(GOAL) Omit the pictures and print exactly the lines of the listing below, starting at the first and ending at the line containing "import plotly.graph_objects as go".
━━━━━━
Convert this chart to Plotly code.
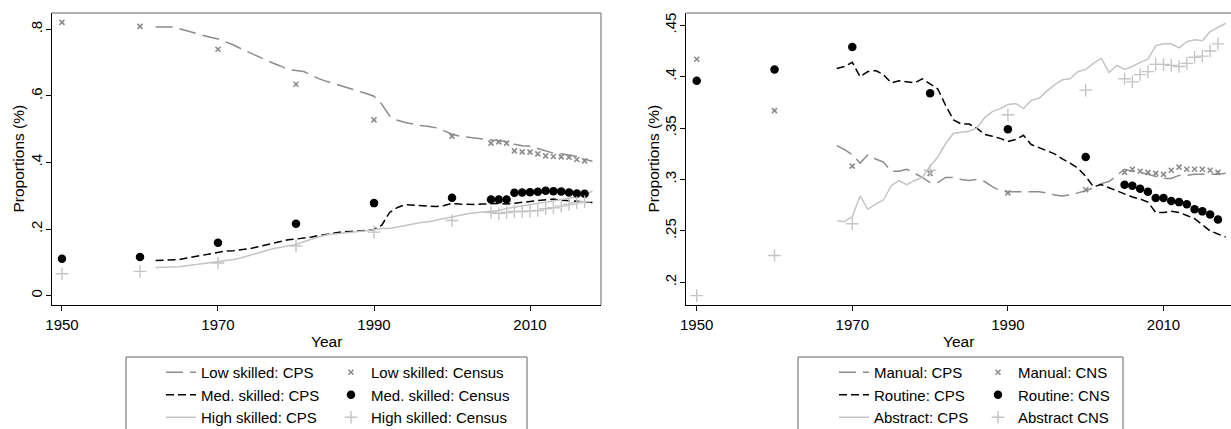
import plotly.graph_objects as go

# ---------------- data ----------------
cps_years_left = list(range(1962, 2019))
low_cps = [0.807, 0.807, 0.807, 0.802, 0.795, 0.788, 0.782, 0.776, 0.771, 0.762,
           0.753, 0.741, 0.730, 0.719, 0.710, 0.699, 0.690, 0.679, 0.676, 0.673,
           0.662, 0.651, 0.643, 0.636, 0.630, 0.623, 0.615, 0.607, 0.599, 0.575,
           0.540, 0.527, 0.520, 0.515, 0.511, 0.508, 0.504, 0.495, 0.485, 0.479,
           0.476, 0.473, 0.471, 0.469, 0.466, 0.462, 0.455, 0.450, 0.449, 0.442,
           0.436, 0.428, 0.426, 0.423, 0.418, 0.410, 0.404]
med_cps = [0.106, 0.106, 0.106, 0.108, 0.113, 0.117, 0.121, 0.126, 0.130, 0.134,
           0.135, 0.137, 0.141, 0.146, 0.151, 0.156, 0.162, 0.168, 0.170, 0.172,
           0.176, 0.181, 0.185, 0.189, 0.192, 0.193, 0.194, 0.196, 0.199, 0.212,
           0.250, 0.265, 0.273, 0.272, 0.270, 0.269, 0.268, 0.271, 0.277, 0.275,
           0.274, 0.274, 0.275, 0.276, 0.277, 0.275, 0.277, 0.281, 0.283, 0.286,
           0.289, 0.290, 0.287, 0.285, 0.284, 0.282, 0.280]
high_cps = [0.085, 0.085, 0.085, 0.087, 0.090, 0.093, 0.095, 0.098, 0.101, 0.105,
            0.109, 0.114, 0.120, 0.127, 0.134, 0.141, 0.146, 0.149, 0.154, 0.162,
            0.170, 0.177, 0.183, 0.186, 0.189, 0.191, 0.193, 0.195, 0.199, 0.202,
            0.202, 0.207, 0.210, 0.216, 0.220, 0.222, 0.227, 0.232, 0.237, 0.242,
            0.246, 0.249, 0.252, 0.254, 0.256, 0.262, 0.266, 0.269, 0.272, 0.276,
            0.281, 0.285, 0.290, 0.294, 0.297, 0.300, 0.315]

census_years = [1950, 1960, 1970, 1980, 1990, 2000] + list(range(2005, 2018))
low_census = [0.821, 0.809, 0.740, 0.635, 0.528, 0.479, 0.458, 0.462, 0.458, 0.435,
              0.432, 0.431, 0.426, 0.420, 0.418, 0.417, 0.416, 0.409, 0.405]
med_census = [0.111, 0.116, 0.159, 0.216, 0.278, 0.294, 0.289, 0.289, 0.289, 0.309,
              0.310, 0.311, 0.312, 0.315, 0.314, 0.313, 0.310, 0.307, 0.306]
high_census = [0.066, 0.073, 0.098, 0.149, 0.191, 0.226, 0.250, 0.247, 0.250, 0.253,
               0.253, 0.254, 0.256, 0.261, 0.264, 0.269, 0.274, 0.279, 0.282]

cps_years_right = list(range(1968, 2019))
manual_cps = [0.333, 0.329, 0.324, 0.316, 0.324, 0.320, 0.317, 0.308, 0.308, 0.310,
              0.306, 0.302, 0.297, 0.297, 0.302, 0.302, 0.300, 0.299, 0.300, 0.298,
              0.293, 0.289, 0.288, 0.288, 0.288, 0.288, 0.288, 0.287, 0.285, 0.284,
              0.285, 0.287, 0.289, 0.292, 0.296, 0.298, 0.304, 0.310, 0.308, 0.307,
              0.305, 0.303, 0.301, 0.301, 0.304, 0.304, 0.305, 0.305, 0.305, 0.305,
              0.306]
routine_cps = [0.408, 0.410, 0.414, 0.400, 0.405, 0.406, 0.402, 0.394, 0.396, 0.395,
               0.394, 0.398, 0.393, 0.388, 0.372, 0.358, 0.354, 0.354, 0.350, 0.344,
               0.342, 0.340, 0.337, 0.339, 0.343, 0.334, 0.331, 0.328, 0.325, 0.320,
               0.316, 0.311, 0.303, 0.293, 0.295, 0.292, 0.289, 0.286, 0.283, 0.281,
               0.278, 0.268, 0.268, 0.269, 0.268, 0.265, 0.262, 0.256, 0.250, 0.247,
               0.244]
abstract_cps = [0.260, 0.259, 0.264, 0.284, 0.271, 0.276, 0.280, 0.294, 0.299, 0.295,
                0.299, 0.302, 0.313, 0.322, 0.335, 0.345, 0.346, 0.347, 0.350, 0.360,
                0.366, 0.369, 0.373, 0.374, 0.369, 0.377, 0.379, 0.386, 0.392, 0.397,
                0.398, 0.405, 0.407, 0.413, 0.418, 0.404, 0.411, 0.407, 0.410, 0.414,
                0.417, 0.430, 0.432, 0.432, 0.428, 0.434, 0.436, 0.435, 0.444, 0.448,
                0.452]

manual_cns = [0.417, 0.367, 0.313, 0.306, 0.287, 0.290, 0.307, 0.310, 0.308, 0.307,
              0.306, 0.305, 0.309, 0.312, 0.310, 0.310, 0.310, 0.309, 0.307]
routine_cns = [0.396, 0.407, 0.429, 0.384, 0.349, 0.322, 0.295, 0.294, 0.291, 0.288,
               0.282, 0.282, 0.279, 0.278, 0.276, 0.271, 0.269, 0.266, 0.261]
abstract_cns = [0.187, 0.226, 0.257, 0.309, 0.363, 0.387, 0.398, 0.395, 0.402, 0.405,
                0.412, 0.412, 0.411, 0.410, 0.413, 0.419, 0.420, 0.425, 0.432]

x_tick_vals = [1950, 1970, 1990, 2010]
left_y_ticks = [0, 0.2, 0.4, 0.6, 0.8]
left_y_labels = ["0", ".2", ".4", ".6", ".8"]
right_y_ticks = [0.2, 0.25, 0.3, 0.35, 0.4, 0.45]
right_y_labels = [".2", ".25", ".3", ".35", ".4", ".45"]

# ---------------- styling ----------------
W, H = 1231, 429
ML, MR, MT, MB = 52, 0, 13, 124
PW, PH = W - ML - MR, H - MT - MB
FONT = "Liberation Sans, Arial, Helvetica, sans-serif"
C_LOW = "#8c8c8c"
C_MED = "#000000"
C_HIGH = "#c4c4c4"


def px_x(px):
    return (px - ML) / PW


def px_y(py):
    return (H - MB - py) / PH


fig = go.Figure()

long_dash = "17px,7px"
short_dash = "8px,4px"


def add_panel(xa, ya, years, lines, cyears, points, legA, legB):
    for name, vals, color, dash, width in lines:
        fig.add_trace(go.Scatter(x=years, y=vals, mode="lines", name=name,
                                 line=dict(color=color, dash=dash, width=width),
                                 xaxis=xa, yaxis=ya, legend=legA))
    for name, vals, marker in points:
        fig.add_trace(go.Scatter(x=cyears, y=vals, mode="markers", name=name,
                                 marker=marker, xaxis=xa, yaxis=ya, legend=legB))


m_x = dict(symbol="x-thin", size=5, color=C_LOW, line=dict(color=C_LOW, width=1.6))
m_dot = dict(symbol="circle", size=8.5, color=C_MED, line=dict(width=0))
m_plus = dict(symbol="cross-thin", size=9, color=C_HIGH, line=dict(color=C_HIGH, width=1.4))

add_panel("x", "y", cps_years_left,
          [("Low skilled: CPS", low_cps, C_LOW, long_dash, 1.5),
           ("Med. skilled: CPS", med_cps, C_MED, short_dash, 1.5),
           ("High skilled: CPS", high_cps, C_HIGH, "solid", 1.5)],
          census_years,
          [("Low skilled: Census", low_census, m_x),
           ("Med. skilled: Census", med_census, m_dot),
           ("High skilled: Census", high_census, m_plus)],
          "legend", "legend2")

add_panel("x2", "y2", cps_years_right,
          [("Manual: CPS", manual_cps, C_LOW, long_dash, 1.5),
           ("Routine: CPS", routine_cps, C_MED, short_dash, 1.5),
           ("Abstract: CPS", abstract_cps, C_HIGH, "solid", 1.5)],
          census_years,
          [("Manual: CNS", manual_cns, m_x),
           ("Routine: CNS", routine_cns, m_dot),
           ("Abstract CNS", abstract_cns, m_plus)],
          "legend3", "legend4")

axis_common = dict(showgrid=False, zeroline=False, showline=True, linecolor="#000",
                   linewidth=1.3, ticks="outside", ticklen=5, tickcolor="#000",
                   tickwidth=1, tickfont=dict(family=FONT, size=15, color="#000"),
                   automargin=False)

fig.update_layout(
    width=W, height=H,
    margin=dict(l=ML, r=MR, t=MT, b=MB, autoexpand=False),
    paper_bgcolor="white", plot_bgcolor="white",
    font=dict(family=FONT, color="#000"),
    xaxis=dict(domain=[0, px_x(601)], range=[1948.72, 2019.10], tickvals=x_tick_vals,
               anchor="y", ticklabelstandoff=1, **axis_common),
    yaxis=dict(domain=[0, 1], range=[-0.028, 0.849], tickvals=left_y_ticks,
               ticktext=left_y_labels, tickangle=-90, anchor="x",
               ticklabelstandoff=-2, **axis_common),
    xaxis2=dict(domain=[px_x(686.3), 1], range=[1948.66, 2018.68], tickvals=x_tick_vals,
                anchor="y2", ticklabelstandoff=1, **axis_common),
    yaxis2=dict(domain=[0, 1], range=[0.1779, 0.462], tickvals=right_y_ticks,
                ticktext=right_y_labels, tickangle=-90, anchor="x2",
                ticklabelstandoff=-2, **axis_common),
)

leg_common = dict(xref="container", yref="container", xanchor="left", yanchor="top",
                  orientation="v", bgcolor="rgba(0,0,0,0)", borderwidth=0,
                  font=dict(family=FONT, size=15, color="#000"), tracegroupgap=0,
                  itemsizing="trace")
LEG_TOP = 356
fig.update_layout(
    legend=dict(x=161 / W, y=1 - LEG_TOP / H, **leg_common),
    legend2=dict(x=331 / W, y=1 - LEG_TOP / H, **leg_common),
    legend3=dict(x=834 / W, y=1 - LEG_TOP / H, **leg_common),
    legend4=dict(x=978 / W, y=1 - LEG_TOP / H, **leg_common),
)

shapes = []
# plot-region frames (top / right)
for xr, yr, right in (("x domain", "y domain", True), ("x2 domain", "y2 domain", False)):
    shapes.append(dict(type="line", xref=xr, yref=yr, x0=0, x1=1, y0=1, y1=1,
                       line=dict(color="#666", width=1)))
    if right:
        shapes.append(dict(type="line", xref=xr, yref=yr, x0=1, x1=1, y0=0, y1=1,
                           line=dict(color="#666", width=1)))
# legend boxes
for x0, x1 in ((126, 527), (798, 1123)):
    shapes.append(dict(type="rect", xref="paper", yref="paper",
                       x0=px_x(x0), x1=px_x(x1), y0=px_y(357), y1=px_y(440),
                       line=dict(color="#666", width=1), fillcolor="rgba(0,0,0,0)"))
fig.update_layout(shapes=shapes)

title_font = dict(family=FONT, size=15.5, color="#000")
annotations = [
    dict(text="Year", xref="x domain", yref="paper", x=0.5, y=px_y(341),
         showarrow=False, font=title_font, xanchor="center", yanchor="middle"),
    dict(text="Year", xref="x2 domain", yref="paper", x=0.5, y=px_y(341),
         showarrow=False, font=title_font, xanchor="center", yanchor="middle"),
    dict(text="Proportions (%)", xref="paper", yref="y domain", x=px_x(17.5), y=0.5,
         textangle=-90, showarrow=False, font=title_font, xanchor="center", yanchor="middle"),
    dict(text="Proportions (%)", xref="paper", yref="y2 domain", x=px_x(652.5), y=0.5,
         textangle=-90, showarrow=False, font=title_font, xanchor="center", yanchor="middle"),
]
fig.update_layout(annotations=annotations)

fig.write_html("out.html", config={"displayModeBar": False},
               post_script="document.body.style.margin='0px';document.body.style.overflow='hidden';")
━━━━━━
(REPLY)
Convert this chart to Plotly code.
import plotly.graph_objects as go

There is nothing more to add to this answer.